Question

A solution of aluminium chloride is electrolyzed for 30 minutes using a current of 2A. The amount of the aluminium deposited at the cathode is _________
 

• A. 1.660 g
• B. 1.007 g
• C. 0.336 g
• D. 0.441 g

Hint:

To find the amount of substance deposited during electrolysis, use the formula \( w = \frac{It}{96500} \times \frac{M}{n} \), where \( M \) is the molar mass and \( n \) is the valency.

Answer 1

The Correct Option is C

The gram equivalent of Al deposited is given by: \[ w = \frac{I t}{96500} \times \frac{27}{3} \] where \( I = 2 \, \text{A}, \, t = 30 \times 60 \, \text{s} \). Substituting the values: \[ w = \frac{2 \times 30 \times 60}{96500} \times \frac{27}{3} = 0.336 \, \text{g} \] Thus, the correct answer is \( \boxed{0.336 \, \text{g}} \).

Answer 2

Given: The current is 2A, time is 30 minutes, the molar mass of aluminium is 27 g/mol, Faraday constant is 96500 C/mol, and the number of electrons involved in the deposition of aluminium is 3 (since aluminium forms Al³⁺ ions in the reaction).
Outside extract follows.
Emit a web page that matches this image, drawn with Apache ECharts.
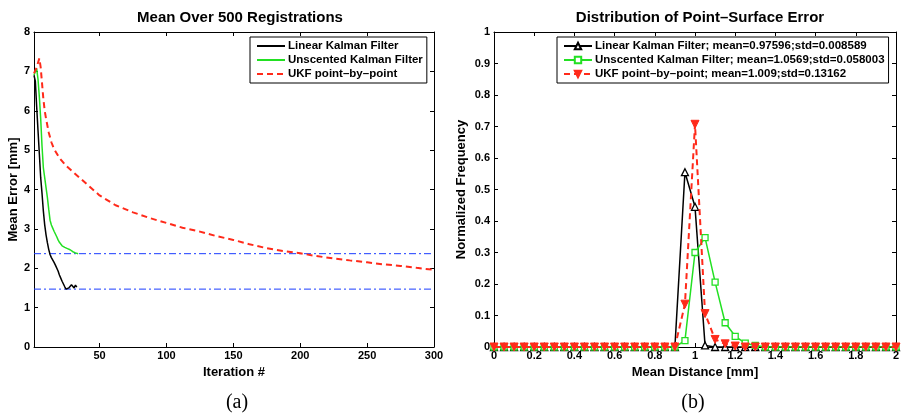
<!DOCTYPE html>
<html>
<head>
<meta charset="utf-8">
<script src="https://cdn.jsdelivr.net/npm/echarts@6/dist/echarts.min.js"></script>
<style>
  html, body { margin: 0; padding: 0; background: #fff; }
  #main { width: 904px; height: 414px; }
</style>
</head>
<body>
<div id="main"></div>
<script>
// ---- left plot: mean error per iteration ----
var lkfCurve = [[1,6.9],[2,6.75],[3,6.1],[4,5.5],[5,4.9],[6,4.3],[7,3.9],[8,3.45],[9,3.1],[10,2.85],[11,2.65],[12,2.48],[13,2.35],[14,2.27],[15,2.22],[16,2.15],[17,2.08],[18,2.03],[19,1.93],[20,1.83],[21,1.75],[22,1.67],[23,1.6],[24,1.53],[25,1.47],[26,1.47],[27,1.5],[28,1.53],[29,1.58],[30,1.6],[31,1.5],[32,1.57],[33,1.52]];
var ukfCurve = [[1,6.9],[2,7.0],[3,7.07],[4,6.8],[5,6.35],[6,5.8],[7,5.1],[8,4.55],[9,4.3],[10,4.05],[11,3.8],[12,3.5],[13,3.22],[14,3.1],[15,3.02],[16,2.94],[17,2.87],[18,2.8],[19,2.72],[20,2.66],[21,2.61],[22,2.57],[23,2.55],[24,2.53],[25,2.52],[26,2.5],[27,2.49],[28,2.47],[29,2.45],[30,2.42],[31,2.4],[32,2.39],[33,2.38],[34,2.37]];
var ukfPtCurve = [[1,6.95],[2,7.0],[3,7.1],[4,7.22],[5,7.33],[6,7.1],[7,6.7],[8,6.3],[9,6.0],[10,5.8],[12,5.45],[14,5.2],[16,5.03],[20,4.8],[25,4.6],[30,4.45],[40,4.15],[50,3.85],[62,3.6],[75,3.42],[88,3.27],[100,3.15],[112,3.03],[125,2.93],[137,2.82],[150,2.72],[162,2.61],[175,2.51],[187,2.44],[200,2.38],[212,2.31],[225,2.25],[237,2.2],[250,2.15],[262,2.1],[275,2.06],[287,2.01],[300,1.96]];
var refLevels = [1.47, 2.37];
var iterTicks = [50, 100, 150, 200, 250, 300];

// ---- right plot: histogram of point-surface error ----
var distBins = [0,0.05,0.1,0.15,0.2,0.25,0.3,0.35,0.4,0.45,0.5,0.55,0.6,0.65,0.7,0.75,0.8,0.85,0.9,0.95,1.0,1.05,1.1,1.15,1.2,1.25,1.3,1.35,1.4,1.45,1.5,1.55,1.6,1.65,1.7,1.75,1.8,1.85,1.9,1.95,2.0];
var lkfFreq   = [0,0,0,0,0,0,0,0,0,0,0,0,0,0,0,0,0,0,0,0.555,0.445,0.005,0,0,0,0,0,0,0,0,0,0,0,0,0,0,0,0,0,0,0];
var ukfFreq   = [0,0,0,0,0,0,0,0,0,0,0,0,0,0,0,0,0,0,0,0.02,0.30,0.347,0.206,0.077,0.034,0.012,0.005,0,0,0,0,0,0,0,0,0,0,0,0,0,0];
var ukfPtFreq = [0,0,0,0,0,0,0,0,0,0,0,0,0,0,0,0,0,0,0,0.136,0.707,0.106,0.024,0.01,0.003,0,0,0,0,0,0,0,0,0,0,0,0,0,0,0,0];

var legendNames = ['Linear Kalman Filter', 'Unscented Kalman Filter', 'UKF point\u2013by\u2013point'];
var histNames = [
    'Linear Kalman Filter; mean=0.97596;std=0.008589',
    'Unscented Kalman Filter; mean=1.0569;std=0.058003',
    'UKF point\u2013by\u2013point; mean=1.009;std=0.13162'
];

function pairs(xs, ys) {
    var out = [];
    for (var i = 0; i < xs.length; i++) out.push([xs[i], ys[i]]);
    return out;
}

var FONT = '"Liberation Sans", Arial, sans-serif';
var nameStyle = {color: '#000', fontWeight: 'bold', fontSize: 13, fontFamily: FONT};
var axLine = {show: true, onZero: false, lineStyle: {color: '#000', width: 1}};
var tickIn = {show: true, inside: true, length: 4, lineStyle: {color: '#000'}};
var legText = {color: '#000', fontWeight: 'bold', fontSize: 11.5, fontFamily: FONT, padding: [0, 0, 0, -2]};

var chart = echarts.init(document.getElementById('main'));
chart.setOption({
    animation: false,
    backgroundColor: '#fff',
    title: [
        {text: 'Mean Over 500 Registrations', left: 235, top: 5, textAlign: 'center',
         textStyle: {fontSize: 15, fontWeight: 'bold', fontFamily: FONT, color: '#000'}},
        {text: 'Distribution of Point\u2013Surface Error', left: 695, top: 5, textAlign: 'center',
         textStyle: {fontSize: 15, fontWeight: 'bold', fontFamily: FONT, color: '#000'}},
        {text: '(a)', left: 232, top: 388, textAlign: 'center',
         textStyle: {fontSize: 20, fontWeight: 'normal', fontFamily: '"Liberation Serif", serif', color: '#000'}},
        {text: '(b)', left: 688, top: 388, textAlign: 'center',
         textStyle: {fontSize: 20, fontWeight: 'normal', fontFamily: '"Liberation Serif", serif', color: '#000'}}
    ],
    grid: [
        {left: 34, top: 32, width: 400, height: 315},
        {left: 494, top: 32, width: 402, height: 315}
    ],
    legend: [
        {
            data: legendNames, left: 250, top: 37, orient: 'vertical',
            borderColor: '#000', borderWidth: 1, padding: [3, 4, 3, 6],
            itemGap: 2, itemWidth: 28, itemHeight: 11,
            backgroundColor: '#fff', itemStyle: {opacity: 0},
            textStyle: legText
        },
        {
            data: histNames, left: 557, top: 37, orient: 'vertical',
            borderColor: '#000', borderWidth: 1, padding: [3, 4, 3, 6],
            itemGap: 2, itemWidth: 28, itemHeight: 8,
            backgroundColor: '#fff',
            textStyle: legText
        }
    ],
    xAxis: [
        {gridIndex: 0, type: 'value', min: 1, max: 300, position: 'bottom',
         name: 'Iteration #', nameLocation: 'middle', nameGap: 16, nameTextStyle: nameStyle,
         axisLine: axLine, axisTick: {show: true, inside: true, length: 4, lineStyle: {color: '#000'}, customValues: iterTicks},
         axisLabel: {color: '#000', fontWeight: 'bold', fontSize: 11, fontFamily: FONT, margin: 3, customValues: iterTicks},
         splitLine: {show: false}},
        {gridIndex: 0, type: 'value', min: 1, max: 300, position: 'top',
         axisLine: axLine, axisTick: {show: true, inside: true, length: 4, lineStyle: {color: '#000'}, customValues: iterTicks},
         axisLabel: {show: false}, splitLine: {show: false}},
        {gridIndex: 1, type: 'value', min: 0, max: 2, interval: 0.2, position: 'bottom',
         name: 'Mean Distance [mm]', nameLocation: 'middle', nameGap: 16, nameTextStyle: nameStyle,
         axisLine: axLine, axisTick: tickIn,
         axisLabel: {color: '#000', fontWeight: 'bold', fontSize: 11, fontFamily: FONT, margin: 3},
         splitLine: {show: false}},
        {gridIndex: 1, type: 'value', min: 0, max: 2, interval: 0.2, position: 'top',
         axisLine: axLine, axisTick: tickIn, axisLabel: {show: false}, splitLine: {show: false}}
    ],
    yAxis: [
        {gridIndex: 0, type: 'value', min: 0, max: 8, interval: 1, position: 'left',
         name: 'Mean Error [mm]', nameLocation: 'middle', nameGap: 14, nameTextStyle: nameStyle,
         axisLine: axLine, axisTick: tickIn,
         axisLabel: {color: '#000', fontWeight: 'bold', fontSize: 11, fontFamily: FONT, margin: 4},
         splitLine: {show: false}},
        {gridIndex: 0, type: 'value', min: 0, max: 8, interval: 1, position: 'right',
         axisLine: axLine, axisTick: tickIn, axisLabel: {show: false}, splitLine: {show: false}},
        {gridIndex: 1, type: 'value', min: 0, max: 1, interval: 0.1, position: 'left',
         name: 'Normalized Frequency', nameLocation: 'middle', nameGap: 26, nameTextStyle: nameStyle,
         axisLine: axLine, axisTick: tickIn,
         axisLabel: {color: '#000', fontWeight: 'bold', fontSize: 11, fontFamily: FONT, margin: 4},
         splitLine: {show: false}},
        {gridIndex: 1, type: 'value', min: 0, max: 1, interval: 0.1, position: 'right',
         axisLine: axLine, axisTick: tickIn, axisLabel: {show: false}, splitLine: {show: false}}
    ],
    series: [
        // blue dash-dot reference levels (drawn below the curves)
        {type: 'line', xAxisIndex: 0, yAxisIndex: 0, data: [[1, refLevels[0]], [300, refLevels[0]]],
         symbol: 'none', silent: true, z: 1, color: '#1a3cff',
         lineStyle: {width: 1, color: '#1a3cff', type: [7, 3, 2, 3]}},
        {type: 'line', xAxisIndex: 0, yAxisIndex: 0, data: [[1, refLevels[1]], [300, refLevels[1]]],
         symbol: 'none', silent: true, z: 1, color: '#1a3cff',
         lineStyle: {width: 1, color: '#1a3cff', type: [7, 3, 2, 3]}},
        {name: legendNames[0], type: 'line', xAxisIndex: 0, yAxisIndex: 0, data: lkfCurve,
         symbol: 'none', z: 3, color: '#000', lineStyle: {width: 1.5, color: '#000'}},
        {name: legendNames[1], type: 'line', xAxisIndex: 0, yAxisIndex: 0, data: ukfCurve,
         symbol: 'none', z: 3, color: '#22e022', lineStyle: {width: 1.5, color: '#22e022'}},
        {name: legendNames[2], type: 'line', xAxisIndex: 0, yAxisIndex: 0, data: ukfPtCurve,
         symbol: 'none', z: 4, color: '#ff2a1a', lineStyle: {width: 2, color: '#ff2a1a', type: [6, 4]}},

        {name: histNames[0], type: 'line', xAxisIndex: 2, yAxisIndex: 2, data: pairs(distBins, lkfFreq),
         symbol: 'triangle', symbolSize: 7, z: 3, color: '#000',
         lineStyle: {width: 1.5, color: '#000'},
         itemStyle: {color: '#fff', borderColor: '#000', borderWidth: 1.3}},
        {name: histNames[1], type: 'line', xAxisIndex: 2, yAxisIndex: 2, data: pairs(distBins, ukfFreq),
         symbol: 'rect', symbolSize: 6, z: 4, color: '#22e022',
         lineStyle: {width: 1.5, color: '#22e022'},
         itemStyle: {color: '#fff', borderColor: '#22e022', borderWidth: 1.3}},
        {name: histNames[2], type: 'line', xAxisIndex: 2, yAxisIndex: 2, data: pairs(distBins, ukfPtFreq),
         symbol: 'triangle', symbolRotate: 180, symbolSize: 8, z: 5, color: '#ff2a1a',
         lineStyle: {width: 2, color: '#ff2a1a', type: [6, 4]},
         itemStyle: {color: '#ff2a1a', borderColor: '#ff2a1a', borderWidth: 1}}
    ]
});
</script>
</body>
</html>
Formula: The formula to calculate the mass of the substance deposited is given by Faraday's law of electrolysis:

\( m = \frac{M \times I \times t}{n \times F} \)

Where:
- \( m \) is the mass of the substance deposited (in grams),
- \( M \) is the molar mass of the substance (in grams per mole),
- \( I \) is the current (in amperes),
- \( t \) is the time (in seconds),
- \( n \) is the number of electrons involved in the reaction,
- \( F \) is Faraday's constant (96500 C/mol).

Substitute the known values:

\( m = \frac{27 \times 2 \times 1800}{3 \times 96500} \)

Step-by-step calculation:

\( m = \frac{97200}{289500} = 0.336 \, \text{g} \)

Conclusion: The mass of aluminium deposited at the cathode is 0.336 g, which corresponds to option (3).